Filing deadline: Passed | Nominating convention: Passed | Primary: June 22

Senate

Open seat: Sen. Bob Bennett (R) was defeated at the nominating convention
Outlook: Safe Republican

Bennett saw his Senate career come crashing down in early May when he failed to qualify for the GOP primary by finishing out of the top two spots at the party nominating convention.

While he was twice re-elected with ease after winning in 1992, Bennett found himself on the wrong side of tea party activists and the powerful anti-tax group Club for Growth this cycle in the wake of his efforts to help pass the Wall Street bailout bill in 2008. Those groups painted him as a “Republican in name only” who had been in Washington too long and had become too willing to work with Democrats.

And while Bennett had a hefty war chest, powerful connections and near-universal name identification, his detractors found in Utah’s unusual nomination convention a powerful way to channel their displeasure.

Bennett finished behind businessman Tim Bridgewater and attorney Mike Lee, who will square off in a primary that is expected to decide who the next Senator will be. Bennett could still run as a write-in candidate in November, an idea he has not yet closed the door to.

Bridgewater has deep pockets. As of mid-April he had self-funded nearly $340,000 of the $380,000 in total campaign receipts he reported to the Federal Election Commission.

One statewide poll released in early May showed that Lee performed better among the entire GOP primary electorate.

Immediately after Bennett failed to make the GOP primary, Lee earned an endorsement from Sen. Jim DeMint (R-S.C.), a well-known conservative champion who has waded into several primaries this year with his Senate Conservatives Fund political action committee.

House

2nd district
Incumbent: Jim Matheson (D)
5th term (63 percent)
Outlook: Safe Democratic

Matheson is the only Democrat in the Utah delegation, and in such a conservative state he always faces the potential of a competitive general election.

But before he can look to November, the Congressman will have to face down his first-ever primary after retired teacher Claudia Wright took 45 percent at the state Democratic nominating convention to keep Matheson from winning the nomination outright.

Party activists have been particularly upset with the Blue Dog Congressman’s high-profile votes against key Democratic initiatives like the cap-and-trade bill and the health care reform bills.

Matheson has a healthy campaign account of more than $1.4 million and shouldn’t have a hard time drowning out Wright. She had just $9,000 in the bank in mid-April.

Morgan Philpot won the Republican nomination outright at the GOP convention. Philpot is a former state Representative who didn’t shown much strength on the fundraising front leading up to the convention.
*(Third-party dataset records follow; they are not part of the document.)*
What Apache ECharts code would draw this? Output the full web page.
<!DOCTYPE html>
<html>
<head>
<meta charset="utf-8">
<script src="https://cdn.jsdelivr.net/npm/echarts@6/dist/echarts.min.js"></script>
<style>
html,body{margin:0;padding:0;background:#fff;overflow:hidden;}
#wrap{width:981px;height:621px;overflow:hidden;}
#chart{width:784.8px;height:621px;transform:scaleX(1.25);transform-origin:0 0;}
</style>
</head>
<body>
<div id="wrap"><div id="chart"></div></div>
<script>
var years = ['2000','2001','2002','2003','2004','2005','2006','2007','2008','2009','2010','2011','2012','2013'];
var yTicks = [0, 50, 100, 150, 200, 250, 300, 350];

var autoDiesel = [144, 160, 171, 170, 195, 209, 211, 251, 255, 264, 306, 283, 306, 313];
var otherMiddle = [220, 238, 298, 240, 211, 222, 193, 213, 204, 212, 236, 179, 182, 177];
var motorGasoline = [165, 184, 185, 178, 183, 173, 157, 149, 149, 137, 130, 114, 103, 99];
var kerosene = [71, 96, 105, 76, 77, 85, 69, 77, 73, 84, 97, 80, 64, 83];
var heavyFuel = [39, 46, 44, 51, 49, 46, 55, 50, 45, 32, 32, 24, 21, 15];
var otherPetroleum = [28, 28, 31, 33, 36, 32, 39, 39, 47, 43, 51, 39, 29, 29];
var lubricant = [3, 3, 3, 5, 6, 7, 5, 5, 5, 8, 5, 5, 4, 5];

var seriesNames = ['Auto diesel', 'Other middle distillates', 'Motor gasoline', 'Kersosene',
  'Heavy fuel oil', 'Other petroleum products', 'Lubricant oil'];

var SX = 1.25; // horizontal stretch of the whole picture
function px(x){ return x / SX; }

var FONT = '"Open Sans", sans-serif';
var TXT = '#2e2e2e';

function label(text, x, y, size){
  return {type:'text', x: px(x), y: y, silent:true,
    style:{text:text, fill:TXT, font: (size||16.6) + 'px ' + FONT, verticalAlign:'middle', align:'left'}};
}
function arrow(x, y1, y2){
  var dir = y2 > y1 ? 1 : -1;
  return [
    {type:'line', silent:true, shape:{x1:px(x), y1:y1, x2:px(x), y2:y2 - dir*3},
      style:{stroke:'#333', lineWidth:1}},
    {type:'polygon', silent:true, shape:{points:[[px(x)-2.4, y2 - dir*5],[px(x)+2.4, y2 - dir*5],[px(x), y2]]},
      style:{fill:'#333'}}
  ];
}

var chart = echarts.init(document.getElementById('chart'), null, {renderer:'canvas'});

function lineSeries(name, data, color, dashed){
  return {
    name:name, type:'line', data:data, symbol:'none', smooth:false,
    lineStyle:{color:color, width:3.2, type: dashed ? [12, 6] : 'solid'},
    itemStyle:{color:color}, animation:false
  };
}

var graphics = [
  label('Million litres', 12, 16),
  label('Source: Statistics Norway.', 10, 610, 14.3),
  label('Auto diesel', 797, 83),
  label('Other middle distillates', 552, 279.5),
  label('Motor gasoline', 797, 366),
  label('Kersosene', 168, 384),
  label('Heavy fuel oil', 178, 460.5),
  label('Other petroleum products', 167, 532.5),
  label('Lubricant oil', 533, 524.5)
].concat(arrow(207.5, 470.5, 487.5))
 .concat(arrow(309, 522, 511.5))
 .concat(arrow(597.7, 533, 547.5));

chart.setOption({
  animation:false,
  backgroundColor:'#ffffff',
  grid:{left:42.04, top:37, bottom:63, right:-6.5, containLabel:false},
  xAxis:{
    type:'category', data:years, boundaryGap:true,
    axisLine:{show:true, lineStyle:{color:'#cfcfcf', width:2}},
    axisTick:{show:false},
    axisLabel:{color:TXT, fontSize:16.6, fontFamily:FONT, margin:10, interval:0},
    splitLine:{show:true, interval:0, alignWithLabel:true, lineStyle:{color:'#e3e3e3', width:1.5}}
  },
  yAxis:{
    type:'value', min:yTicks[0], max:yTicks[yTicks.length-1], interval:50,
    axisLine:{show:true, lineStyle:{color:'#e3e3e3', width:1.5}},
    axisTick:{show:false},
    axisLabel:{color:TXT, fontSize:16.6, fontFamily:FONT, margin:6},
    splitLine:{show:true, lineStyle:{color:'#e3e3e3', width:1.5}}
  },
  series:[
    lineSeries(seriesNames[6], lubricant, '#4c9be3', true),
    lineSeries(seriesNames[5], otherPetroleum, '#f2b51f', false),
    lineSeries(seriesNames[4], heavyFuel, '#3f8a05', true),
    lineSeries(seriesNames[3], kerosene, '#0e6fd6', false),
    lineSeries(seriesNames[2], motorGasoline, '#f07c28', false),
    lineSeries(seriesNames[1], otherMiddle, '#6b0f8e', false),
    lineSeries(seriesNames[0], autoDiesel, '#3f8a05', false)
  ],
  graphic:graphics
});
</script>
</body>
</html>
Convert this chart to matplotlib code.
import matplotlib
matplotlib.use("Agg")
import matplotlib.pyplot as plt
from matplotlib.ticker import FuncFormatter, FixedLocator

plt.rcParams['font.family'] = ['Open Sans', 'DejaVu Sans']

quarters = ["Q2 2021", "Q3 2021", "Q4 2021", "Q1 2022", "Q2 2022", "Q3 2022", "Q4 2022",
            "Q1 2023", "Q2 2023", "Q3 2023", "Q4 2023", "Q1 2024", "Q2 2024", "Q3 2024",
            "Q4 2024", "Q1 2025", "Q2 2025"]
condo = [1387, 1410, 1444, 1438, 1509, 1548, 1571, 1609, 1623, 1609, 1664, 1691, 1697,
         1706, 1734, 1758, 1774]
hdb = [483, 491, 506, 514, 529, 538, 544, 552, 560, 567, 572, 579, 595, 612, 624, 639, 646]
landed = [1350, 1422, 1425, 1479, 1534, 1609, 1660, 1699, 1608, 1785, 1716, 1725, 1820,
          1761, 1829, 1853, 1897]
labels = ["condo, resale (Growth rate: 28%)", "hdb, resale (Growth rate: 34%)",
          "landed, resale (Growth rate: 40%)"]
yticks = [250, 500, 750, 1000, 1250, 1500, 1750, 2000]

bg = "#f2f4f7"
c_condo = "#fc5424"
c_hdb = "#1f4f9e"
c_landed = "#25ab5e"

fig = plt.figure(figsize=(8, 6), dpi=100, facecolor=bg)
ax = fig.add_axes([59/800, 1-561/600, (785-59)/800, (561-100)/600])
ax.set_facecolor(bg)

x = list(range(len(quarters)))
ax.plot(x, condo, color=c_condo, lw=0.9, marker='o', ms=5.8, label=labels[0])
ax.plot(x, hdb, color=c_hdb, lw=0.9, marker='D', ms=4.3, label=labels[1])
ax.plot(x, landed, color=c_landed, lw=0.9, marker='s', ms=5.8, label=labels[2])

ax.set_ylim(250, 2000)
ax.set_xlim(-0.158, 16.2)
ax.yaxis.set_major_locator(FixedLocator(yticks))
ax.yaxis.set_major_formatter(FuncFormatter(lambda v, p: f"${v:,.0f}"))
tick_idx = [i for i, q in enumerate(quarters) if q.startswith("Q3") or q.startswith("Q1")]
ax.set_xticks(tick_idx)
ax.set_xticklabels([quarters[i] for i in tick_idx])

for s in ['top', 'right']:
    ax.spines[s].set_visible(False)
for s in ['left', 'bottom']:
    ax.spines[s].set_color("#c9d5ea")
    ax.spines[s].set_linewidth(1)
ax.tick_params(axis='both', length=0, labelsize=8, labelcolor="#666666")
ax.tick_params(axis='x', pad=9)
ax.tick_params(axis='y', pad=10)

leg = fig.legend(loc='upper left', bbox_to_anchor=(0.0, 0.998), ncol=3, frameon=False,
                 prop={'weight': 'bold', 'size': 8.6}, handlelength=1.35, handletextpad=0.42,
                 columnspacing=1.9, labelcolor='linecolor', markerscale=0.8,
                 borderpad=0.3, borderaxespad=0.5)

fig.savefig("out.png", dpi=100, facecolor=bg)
At this point it’s difficult to see Matheson losing.

Wyoming


Filing deadline: May 28 | Primary: Aug. 17

House

At-large
Incumbent: Cynthia Lummis (R)
1st term (53 percent)
Outlook: Safe Republican

Anti-incumbent sentiment shouldn’t hurt Lummis, a freshman who seems headed for an easy ride to re-election in one of the nation’s most Republican states.

John McCain carried Wyoming with 65 percent of the vote. Lummis, a reliable vote for the GOP, also has the advantage of being a familiar face to voters, since she formerly was state treasurer.

Democrats have fielded David Wendt, co-founder of a Jackson Hole-based environmental think tank, as their sacrificial lamb.